14h 20. Retour sur le plateau. Encore quelques petits ajustements dans le décor pour trois autres scènes. Nous en sommes au moment où S., seul, doit dévaler une pente abrupte. Cigarette aux lèvres, Ala Eddine n’en fait pas des caisses, il donne quelques instructions quant aux prises, répète à blanc avec son chef opérateur les mouvements de caméra. Dans la foulée, il lui arrive de vouloir tenter autre chose. « On tourne en priorité certains plans, mais d’autres sont envisageables, explique le cinéaste. J’aime lancer des idées, les tester sur le plateau, les voir rebondir chez les acteurs. Disons que j’ai en tête un trajet, d’un point à un autre… Une autoroute peut-être ». Bien sûr, ce n’est pas si simple. Et s’il y a de la place pour l’improvisation, ce ne sera pas le total abandon aux aléas du tournage. Mais il faut dire qu’Ala s’y prend bien ; car ce n’est pas tout de quitter un schéma classique, encore faut-il aller plus loin, comme si chaque scène en vue est grosse d’une autre qui ne l’est pas moins. Cette virtualité, il la demande aux images. « Si l’idée est bonne à ses yeux, c’est qu’il y a quelques fils à tirer. C’est même là une de ses belles subtilités. Les clichés en seront pour leurs frais », ajoute le chef opérateur Amine Messadi, qui sait river son œil bleuté à la caméra pour faire la bonne passe au spectateur.
17h 30. Le jour baisse comme si le crépuscule venait trop vite, quand le froid finit par envahir le coin de forêt. De la vapeur s’exhale à chaque souffle de S. Face à lui, la caméra et les bras résistants d’un jeune perchman. «Moteur demandé.» Le brouhaha retombe d’un coup, le reste de l’équipe marchant sur des œufs. « Silence s’il vous plaît !», clame l’assistant réalisateur Youssef Oueslati. «Moteur.» «Tourne son.» «Action !» S. et F. doivent traverser la forêt, en courant, une lampe à l’huile en main.

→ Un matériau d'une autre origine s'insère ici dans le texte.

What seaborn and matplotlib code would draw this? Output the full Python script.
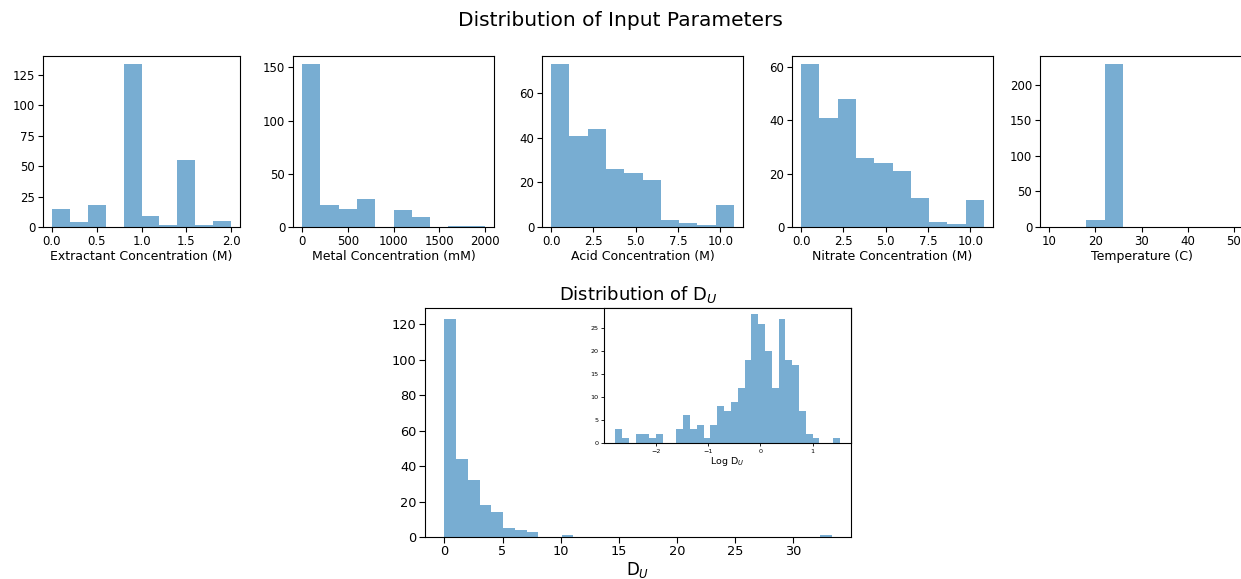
import numpy as np
import pandas as pd
import matplotlib
matplotlib.use("Agg")
import matplotlib.pyplot as plt
import seaborn as sns

# ---------------- data (histogram counts) ----------------
extractant_range = (0.0, 2.0)
extractant_counts = [15, 4, 18, 0, 134, 9, 2, 55, 2, 5]

metal_range = (0.0, 2000.0)
metal_counts = [153, 21, 17, 26, 0, 16, 9, 0, 1, 1]

acid_range = (0.0, 10.8)
acid_counts = [73, 41, 44, 26, 24, 21, 3, 2, 1, 10]

nitrate_range = (0.0, 10.8)
nitrate_counts = [61, 41, 48, 26, 24, 21, 11, 2, 1, 10]

temp_range = (10.0, 50.0)
temp_counts = [0, 0, 10, 229, 0, 0, 0, 0, 0, 0]

du_range = (0.0, 33.3)
du_counts = [123, 44, 32, 18, 14, 5, 4, 3, 0, 0, 1, 0, 0, 0, 0, 0, 0,
             0, 0, 0, 0, 0, 0, 0, 0, 0, 0, 0, 0, 0, 0, 0, 1]

logdu_range = (-2.78, 1.52)
logdu_counts = [3, 1, 0, 2, 2, 1, 2, 0, 0, 3, 6, 3, 4, 1, 4, 8, 7, 9, 12,
                18, 28, 26, 20, 12, 27, 18, 17, 7, 2, 1, 0, 0, 1]

top_labels = ["Extractant Concentration (M)", "Metal Concentration (mM)",
              "Acid Concentration (M)", "Nitrate Concentration (M)",
              "Temperature (C)"]
top_yticks = [[0, 25, 50, 75, 100, 125], [0, 50, 100, 150], [0, 20, 40, 60],
              [0, 20, 40, 60], [0, 50, 100, 150, 200]]

# ---------------- figure ----------------
W, H = 1241, 579
fig = plt.figure(figsize=(W / 100, H / 100), dpi=100)
fig.patch.set_facecolor("white")

BAR = "#1f77b4"
ALPHA = 0.6


def ax_px(l, t, r, b):
    return fig.add_axes([l / W, 1 - b / H, (r - l) / W, (b - t) / H])


def hist(ax, rng, counts):
    n = len(counts)
    edges = np.linspace(rng[0], rng[1], n + 1)
    centers = 0.5 * (edges[:-1] + edges[1:])
    df = pd.DataFrame({"x": centers, "w": np.asarray(counts, dtype=float)})
    sns.histplot(data=df, x="x", weights="w", bins=n, binrange=rng, ax=ax,
                 color=BAR, alpha=ALPHA, linewidth=0)
    ax.set_ylabel("")


top_data = [(extractant_range, extractant_counts),
            (metal_range, metal_counts),
            (acid_range, acid_counts),
            (nitrate_range, nitrate_counts),
            (temp_range, temp_counts)]
top_pos = [(43, 240), (293, 494), (542, 743), (792, 993), (1040, 1243)]

for (rng, counts), (l, r), lab, yt in zip(top_data, top_pos, top_labels, top_yticks):
    ax = ax_px(l, 56, r, 227)
    hist(ax, rng, counts)
    ax.set_yticks(yt)
    ax.set_xlabel(lab, fontsize=9, labelpad=2)
    ax.tick_params(labelsize=8.5, length=3.5, pad=2)

fig.text(620 / W, 1 - 20 / H, "Distribution of Input Parameters",
         ha="center", va="center", fontsize=14.5)

# main D_U histogram
axm = ax_px(425, 308, 851, 537)
hist(axm, du_range, du_counts)
axm.set_xlabel("D$_U$", fontsize=12, labelpad=1)
axm.set_title("Distribution of D$_U$", fontsize=13, pad=6)
axm.tick_params(labelsize=9.3, length=4, pad=2)
axm.set_xticks([0, 5, 10, 15, 20, 25, 30])

# inset log histogram
axi = ax_px(604, 308, 851, 443)
axi.set_facecolor("white")
hist(axi, logdu_range, logdu_counts)
axi.set_xlabel("Log D$_U$", fontsize=6.8, labelpad=1)
axi.tick_params(labelsize=4.6, length=2.5, pad=1.5, width=0.6)
axi.set_xticks([-2, -1, 0, 1])
axi.set_yticks([0, 5, 10, 15, 20, 25])

fig.savefig("out.png", dpi=100)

Le regard est forcé au panoramique. Pendant ce temps, Ala regarde le moniteur sur lequel le comédien devrait à tout instant surgir alors qu’il se faufile entre les arbres quand, soudain, des voix lointaines se font entendre, troublant le silence de la prise. L’assistant, via son talkie : « Coupez ! On la refait ». Un technicien s’exécute rapidement pour retrouver les campeurs, à l’origine de ces bruits. Une heure plus tard, l’affaire est pliée. Entre la scène déjà en boîte et sa visitation, le plan sera pétri au montage le soir à la lueur d’un feu intérieur. « Un film, ce n’est peut-être pas autre chose », dit Ala. Après, on verra bien.